Decentralized Finance’s (DeFi) success was one of the major events in the crypto market in 2020, attracting millions of dollars of investment and taking the whole ecosystem to its next step toward mass adoption.
Synthetix Network was created in 2018 by Kain Warwick and the Synthetix Foundation on the Ethereum Network. In 2020 Synthetix quickly gained traction as one of the most important Decentralized Finance projects, overtaking popular projects like Compound, Maker DAO, and Dharma.
The network was originally designed as a decentralized payment network under the name of Havven and was powered by the HAV stablecoin. As time passed on, the team behind the project decided that the project could expand its scope, renaming it “Synthetix Network” in the process.
Now, the platform is focused on creating synthetic tokens, effectively allowing users to bet on the price of a cryptocurrency without the need to hold it. This can be done by collateralizing the newly minted synthetic token with Synthethix’s token: SNX.
The SNX token can also be used to earn rewards by staking using the “exchange rewards” and “staking reward” mechanisms, incentivizing users to hold their tokens and creating scarcity as a result.
The team behind the network describes Synthetix as “the backbone for derivatives trading in DeFi,” which may well be true as it has become the largest decentralized exchange for derivatives with a market capitalization of over 1.7 billion USD.
What is the Purpose of Synthetix Network?
As the name suggests, Synthetix network is a project that allows the creation of Synthetic digital assets (synth) in a network, which can then be pegged to another “real world” asset, effectively allowing users to create a digital representation of any asset which value can be tracked by using oracles.
An oracle is an entity, usually in the form of code, that connects a blockchain network with external data. This allows the blockchain network to feed itself from information that would otherwise be inaccessible, allowing them to process smart contracts based on it.

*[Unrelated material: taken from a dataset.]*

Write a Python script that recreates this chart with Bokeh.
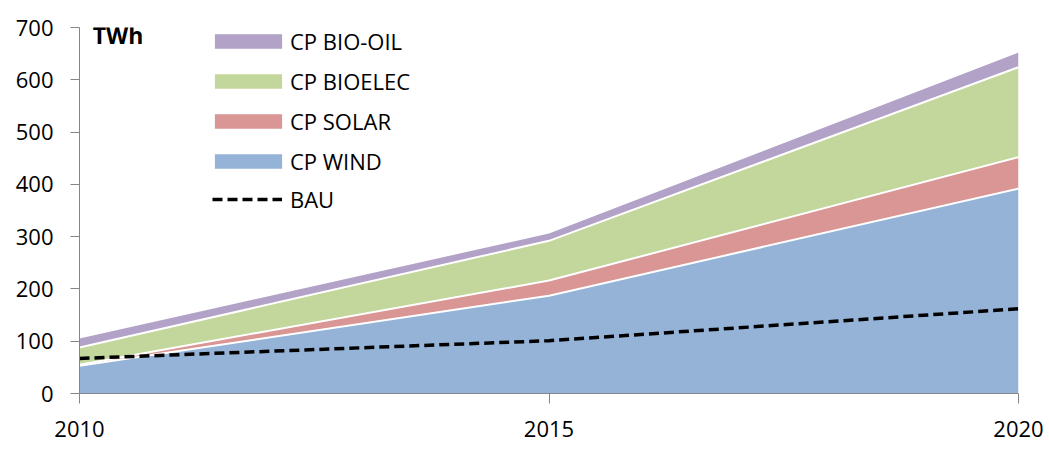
from bokeh.plotting import figure
from bokeh.models import (ColumnDataSource, Range1d, FixedTicker, Legend, LegendItem, Label)
from bokeh.embed import file_html
from bokeh.resources import INLINE
import numpy as np

years = [2010, 2015, 2020]
wind = [53, 187, 392]
solar = [2, 29, 60]
bioelec = [33, 76, 172]
biooil = [17, 14, 28]
bau = [67, 101, 162]
y_ticks = [0, 100, 200, 300, 400, 500, 600, 700]

series_names = ["wind", "solar", "bioelec", "biooil"]
labels = {"wind": "CP WIND", "solar": "CP SOLAR", "bioelec": "CP BIOELEC", "biooil": "CP BIO-OIL"}
colors = {"wind": "#95B3D7", "solar": "#D99694", "bioelec": "#C3D69B", "biooil": "#B3A2C7"}

data = dict(year=years, wind=wind, solar=solar, bioelec=bioelec, biooil=biooil, bau=bau)
c1 = np.array(wind)
c2 = c1 + np.array(solar)
c3 = c2 + np.array(bioelec)
data["c1"] = list(c1)
data["c2"] = list(c2)
data["c3"] = list(c3)
src = ColumnDataSource(data)

FONT = "Open Sans"

p = figure(width=1049, height=451, output_backend="svg", toolbar_location=None,
           x_range=Range1d(2010, 2020), y_range=Range1d(0, 700),
           min_border_left=79, min_border_right=31, min_border_top=27, min_border_bottom=58)
p.outline_line_color = None
p.xgrid.grid_line_color = None
p.ygrid.grid_line_color = None
p.background_fill_color = "white"
p.border_fill_color = "white"

areas = p.varea_stack(stackers=series_names, x="year", source=src,
                      color=[colors[s] for s in series_names])
for c in ["c1", "c2", "c3"]:
    p.line("year", c, source=src, line_color="white", line_width=2)

bau_r = p.line("year", "bau", source=src, line_color="black", line_width=3.5, line_dash="10 5")

rmap = dict(zip(series_names, areas))
items = [LegendItem(label=labels[s], renderers=[rmap[s]]) for s in ["biooil", "bioelec", "solar", "wind"]]
common = dict(padding=0, margin=0, border_line_color=None, background_fill_alpha=0,
              label_text_font=FONT, label_text_font_size="22px", label_text_color="#000000")
legend = Legend(items=items, location=(127, 217), glyph_width=84, glyph_height=18,
                label_height=27, spacing=10, label_standoff=0, **common)
p.add_layout(legend, "center")
legend2 = Legend(items=[LegendItem(label="BAU", renderers=[bau_r])], location=(133, 179),
                 glyph_width=70, glyph_height=18, label_height=27, label_standoff=8, **common)
p.add_layout(legend2, "center")

p.add_layout(Label(x=2010.14, y=686, text="TWh", text_font=FONT, text_font_style="bold",
                   text_font_size="23px", text_baseline="middle", text_align="left",
                   text_color="#000000"))

for ax in [p.xaxis[0], p.yaxis[0]]:
    ax.axis_line_color = "#868686"
    ax.major_tick_line_color = "#868686"
    ax.minor_tick_line_color = None
    ax.major_tick_in = 0
    ax.major_label_text_font = FONT
    ax.major_label_text_font_size = "22px"
    ax.major_label_text_color = "#000000"

p.xaxis.ticker = FixedTicker(ticks=years)
p.xaxis.major_tick_out = 10
p.xaxis.major_label_standoff = 17
p.yaxis.ticker = FixedTicker(ticks=y_ticks)
p.yaxis.major_tick_out = 9
p.yaxis.major_label_standoff = 17

open("out.html", "w").write(file_html(p, INLINE))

For example, a user might want to create a synth based on the United States dollar (USD). These synths would then mimic the value of the USD by receiving information from an oracle that tracks the USD value and feeds it to the network.
By doing this, users can use this synthetic asset to speculate, hedge, or gain access to assets that would otherwise be inaccessible. In essence, a synthetic asset is the crypto equivalent of derivatives in traditional markets.
How Does Synthetix Network Work?
Synthetix provides its functionality by making use of two tokens: The Synthetix Network Token (SNX) and Synthetic tokens (Synths). Both tokens are native to the network and offer different functionality.
SNX is used as collateral when minting synths using the protocol, while also allowing stackers to generate gains by collecting fees generated by synth trading in the exchange.
On the other hand, Synths are tokens whose values depend on external prices collected by the oracles depending on the asset they represent. These tokens can represent Forex, commodities, crypto, or indices.
A user can mint a new synth by acquiring SNX and using it as collateral while maintaining the collateralization ratio (c-ratio) considered optimal by the protocol at the time (i.e., 750%). These synths will then operate as perpetual contracts.
For example, if a user wants to mint 100 sUSD, they will need to stake a total of 750 worth of SNX. As more synths are generated, more SNX is locked, and the more valuable the rest of the SNX tokens will be.
As investors are staking to create synths, they will also generate passive rewards in the form of SNX tokens distributed to all users who have SNX locked as collateral.
Synths can also be traded using the protocol just like other cryptocurrencies, allowing for speculation and other investment strategies while generating gains from staking.